The Quest for Infrastructure Management 2.0

I’ve long been a configuration management tool fan. I have blogged, spoken at conferences and used Puppet as well as Chef and Ansible. The more I use these tools now, the more I realise I’m actually not making my life any easier

Currently, the infrastructure I manage is 100% AWS Cloud based. This has actually changed how I work:

  1. I have learned to always expect problems so I therefore should have everything 100% automated.

  2. No server is kept in production for more than 2 weeks

By combining these 2 ways of working, I can easily recover from outages. The speed of recovery is down to being able to provision the pieces of my system as fast as possible. The simplist way to be able to provision instances fast is to build my own AMIs with Packer. I have come to the realisation that when I boot an instance, I don’t really want to wait for a configuration management tool to run. I have also begun to realise that having a tool change my systems in production can introduce unneeded risk. The Packer templates to build the AMI have serverspec tests built into them. This means that at build time, I know if an AMI has been built correctly.
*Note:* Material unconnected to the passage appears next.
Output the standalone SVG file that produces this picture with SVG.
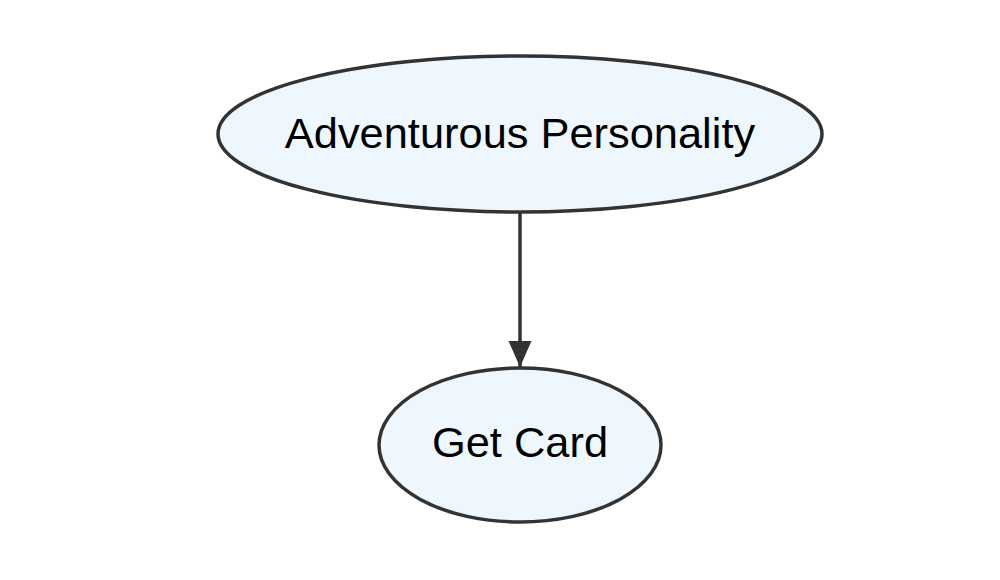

The AWS infrastructure itself is managed by Terraform. I tend to use AutoScalingGroups and LaunchConfig for the instances and when Terraform is checking the state of the infrastructure, it will look up the latest AMI ID and make sure that it is part of the Launch Configuration. If it isn’t, Terraform will update the Launch Config so that the next machine will be booted from the new AMI.

I use Rundeck for orchestrating changes to the infrastructure. I have a job in Rundeck that allows me to recycle all instances in an AutoScalingGroup one at a time and in a HA manner. From building a new AMI, to fully recycling an AutoScalingGroup is about 20 minutes (the packer build itself takes about 12 minutes). So, in theory, it takes me about 20 minutes to release new security patches to all instances in an AutoScalingGroup.

###Isn’t this just ‘Golden Images’?

Technically, yes. But the important for me is being able to roll out a fully tested AMI and then not making any additional changes to it in production. I would like to say that my infrastructure is 100% immutable, but after reading a recent article by @emmajanehw, I now realise that can never be the case. Each of my AMIs are versioned and I have a nightly Rundeck job that tells me what version of an AMI a system is built / released with.

###Do I Consider Configuration Management Dead?

Not at all. I simply do not want to make additional changes to my environments when I know they are working. Right now, I use Ansible to provision my AMI as part of my Packer scripts. So I do believe these tools still need to be part of our eco-system. I could substitute in any configuration management tool to help build my AMIs. The purists could even use bash / shell scripts to do the same job

###Can I only do this if I use *nix / AWS? Not at all. At $JOB[-1], we actually were changing our provisioning to allow us to spin up images much faster. We were using a mix of AMIs and VMWare templates for Windows and Ubuntu. By moving in that direction, it would reduce the time taken to provision a box from maybe an hour to minutes.

In my opinion, moving to a more immutable style of infrastructure is the next phase of infra management for me. I believe the learnings from using config management tools in production across 1000s of nodes has helped me move in this direction but YMMV.